[ClusterLabs] Antw: Re: questions about startup fencing

Ulrich Windl Ulrich.Windl at rz.uni-regensburg.de
Thu Nov 30 01:55:14 EST 2017

> Kristoffer Gronlund <kgronlund at suse.com> wrote:
>>Adam Spiers <aspiers at suse.com> writes:
>>> - The whole cluster is shut down cleanly.
>>> - The whole cluster is then started up again.  (Side question: what
>>>   happens if the last node to shut down is not the first to start up?
>>>   How will the cluster ensure it has the most recent version of the
>>>   CIB?  Without that, how would it know whether the last man standing
>>>   was shut down cleanly or not?)
>>This is my opinion, I don't really know what the "official" pacemaker
>>stance is: There is no such thing as shutting down a cluster cleanly. A
>>cluster is a process stretching over multiple nodes - if they all shut
>>down, the process is gone. When you start up again, you effectively have
>>a completely new cluster.
> Sorry, I don't follow you at all here.  When you start the cluster up
> again, the cluster config from before the shutdown is still there.
> That's very far from being a completely new cluster :-)

The problem is you cannot "start the cluster" in pacemaker; you can only "start nodes". The nodes will come up one by one. As opposed (as I had said) to HP Sertvice Guard, where there is a "cluster formation timeout". That is, the nodes wait for the specified time for the cluster to "form". Then the cluster starts as a whole.
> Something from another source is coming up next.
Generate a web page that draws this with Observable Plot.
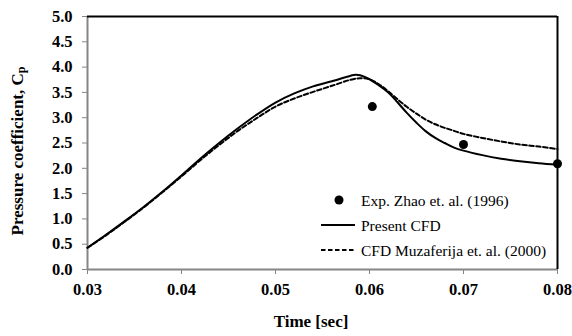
<!DOCTYPE html>
<html>
<head>
<meta charset="utf-8">
<script src="https://cdn.jsdelivr.net/npm/d3@7"></script>
<script src="https://cdn.jsdelivr.net/npm/@observablehq/plot@0.6"></script>
<style>
  html, body { margin: 0; padding: 0; background: #fff; }
  #chart svg { display: block; }
</style>
</head>
<body>
<div id="chart"></div>
<script>
// Time axis (s) and pressure coefficient Cp for the slamming case
const xTicks = [0.03, 0.04, 0.05, 0.06, 0.07, 0.08];
const yTicks = [0, 0.5, 1, 1.5, 2, 2.5, 3, 3.5, 4, 4.5, 5];

// Present CFD (solid line)
const presentT  = [0.030, 0.032, 0.034, 0.036, 0.038, 0.040, 0.042, 0.044, 0.046, 0.048, 0.050, 0.052, 0.054, 0.056, 0.058, 0.0585, 0.059, 0.060, 0.061, 0.062, 0.063, 0.064, 0.065, 0.066, 0.067, 0.068, 0.069, 0.070, 0.072, 0.074, 0.076, 0.078, 0.080];
const presentCp = [0.43, 0.69, 0.96, 1.24, 1.54, 1.86, 2.19, 2.50, 2.79, 3.06, 3.30, 3.48, 3.62, 3.72, 3.83, 3.85, 3.84, 3.76, 3.64, 3.50, 3.30, 3.09, 2.90, 2.73, 2.60, 2.50, 2.41, 2.35, 2.26, 2.19, 2.14, 2.10, 2.07];

// CFD Muzaferija et al. (2000) (dashed line)
const muzT  = [0.030, 0.032, 0.034, 0.036, 0.038, 0.040, 0.042, 0.044, 0.046, 0.048, 0.050, 0.052, 0.054, 0.056, 0.058, 0.059, 0.060, 0.061, 0.062, 0.063, 0.064, 0.065, 0.066, 0.067, 0.068, 0.069, 0.070, 0.072, 0.074, 0.076, 0.078, 0.080];
const muzCp = [0.43, 0.68, 0.95, 1.23, 1.53, 1.84, 2.16, 2.46, 2.74, 2.99, 3.22, 3.38, 3.51, 3.63, 3.75, 3.78, 3.76, 3.66, 3.52, 3.36, 3.21, 3.08, 2.96, 2.87, 2.80, 2.74, 2.68, 2.60, 2.53, 2.47, 2.43, 2.38];

// Experiment, Zhao et al. (1996)
const expT  = [0.0603, 0.070, 0.080];
const expCp = [3.22, 2.47, 2.09];

const legendLabels = ["Exp. Zhao et. al. (1996)", "Present CFD", "CFD Muzaferija et. al. (2000)"];

const present = presentT.map((t, i) => ({t, cp: presentCp[i]}));
const muz = muzT.map((t, i) => ({t, cp: muzCp[i]}));
const exp = expT.map((t, i) => ({t, cp: expCp[i]}));

const serif = "'Liberation Serif', 'Times New Roman', serif";
const axisGray = "#868686";

const chart = Plot.plot({
  width: 572,
  height: 336,
  marginLeft: 87,
  marginRight: 15,
  marginTop: 16,
  marginBottom: 67,
  style: {fontFamily: serif, background: "#fff", color: "#000"},
  x: {domain: [0.03, 0.08]},
  y: {domain: [0, 5]},
  marks: [
    Plot.axisY({ticks: yTicks, tickFormat: d3.format(".1f"), tickSize: 5, tickPadding: 10,
      stroke: axisGray, fill: "#000", fontWeight: "bold", fontSize: 16.5, label: null}),
    Plot.axisX({ticks: xTicks, tickFormat: d3.format(".2f"), tickSize: 5, tickPadding: 9,
      stroke: axisGray, fill: "#000", fontWeight: "bold", fontSize: 16.5, label: null}),
    Plot.ruleX([0.03], {stroke: axisGray, strokeWidth: 2}),
    Plot.ruleY([0], {stroke: axisGray, strokeWidth: 2}),
    Plot.ruleY([5], {stroke: "#000", strokeWidth: 2}),
    Plot.ruleX([0.08], {stroke: "#000", strokeWidth: 2}),
    Plot.line(muz, {x: "t", y: "cp", stroke: "#000", strokeWidth: 2, strokeDasharray: "4.5,2.5", curve: "catmull-rom"}),
    Plot.line(present, {x: "t", y: "cp", stroke: "#000", strokeWidth: 2, curve: "catmull-rom"}),
    Plot.dot(exp, {x: "t", y: "cp", r: 4.5, fill: "#000", stroke: "none"})
  ]
});

const svg = d3.select(chart);

// Axis titles
svg.append("text")
  .attr("x", 311).attr("y", 321)
  .attr("text-anchor", "middle").attr("dominant-baseline", "central")
  .attr("font-family", serif).attr("font-weight", "bold").attr("font-size", 17)
  .text("Time [sec]");

const yTitle = svg.append("text")
  .attr("transform", "translate(17,151) rotate(-90)")
  .attr("text-anchor", "middle").attr("dominant-baseline", "central")
  .attr("font-family", serif).attr("font-weight", "bold").attr("font-size", 17);
yTitle.append("tspan").text("Pressure coefficient, C");
yTitle.append("tspan").attr("font-size", 12).attr("dy", 4).text("p");

// Legend
const lg = svg.append("g").attr("font-family", serif).attr("font-size", 15.5).attr("text-anchor", "start");
const rows = [200, 225, 250];
lg.append("circle").attr("cx", 339).attr("cy", rows[0]).attr("r", 4.5).attr("fill", "#000");
lg.append("line").attr("x1", 321).attr("x2", 355).attr("y1", rows[1]).attr("y2", rows[1])
  .attr("stroke", "#000").attr("stroke-width", 2);
lg.append("line").attr("x1", 321).attr("x2", 355).attr("y1", rows[2]).attr("y2", rows[2])
  .attr("stroke", "#000").attr("stroke-width", 2).attr("stroke-dasharray", "4.5,2.5");
legendLabels.forEach((s, i) => {
  lg.append("text").attr("x", 361).attr("y", rows[i]).attr("dominant-baseline", "central")
    .attr("text-anchor", "start").text(s);
});

document.getElementById("chart").appendChild(chart);
</script>
</body>
</html>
Of course that only applies if the whole cluster was down, not if a single node was down.

>>When starting up, how is the cluster, at any point, to know if the
>>cluster it has knowledge of is the "latest" cluster?
> That was exactly my question.
>>The next node could have a newer version of the CIB which adds yet
>>more nodes to the cluster.
> Yes, exactly.  If the first node to start up was not the last man
> standing, the CIB history is effectively being forked.  So how is this
> issue avoided?

Quorum? "Cluster formation delay"?

>>The only way to bring up a cluster from being completely stopped is to
>>treat it as creating a completely new cluster. The first node to start
>>"creates" the cluster and later nodes join that cluster.
> That's ignoring the cluster config, which persists even when the
> cluster's down.
> But to be clear, you picked a small side question from my original
> post and answered that.  The main questions I had were about startup
> fencing :-)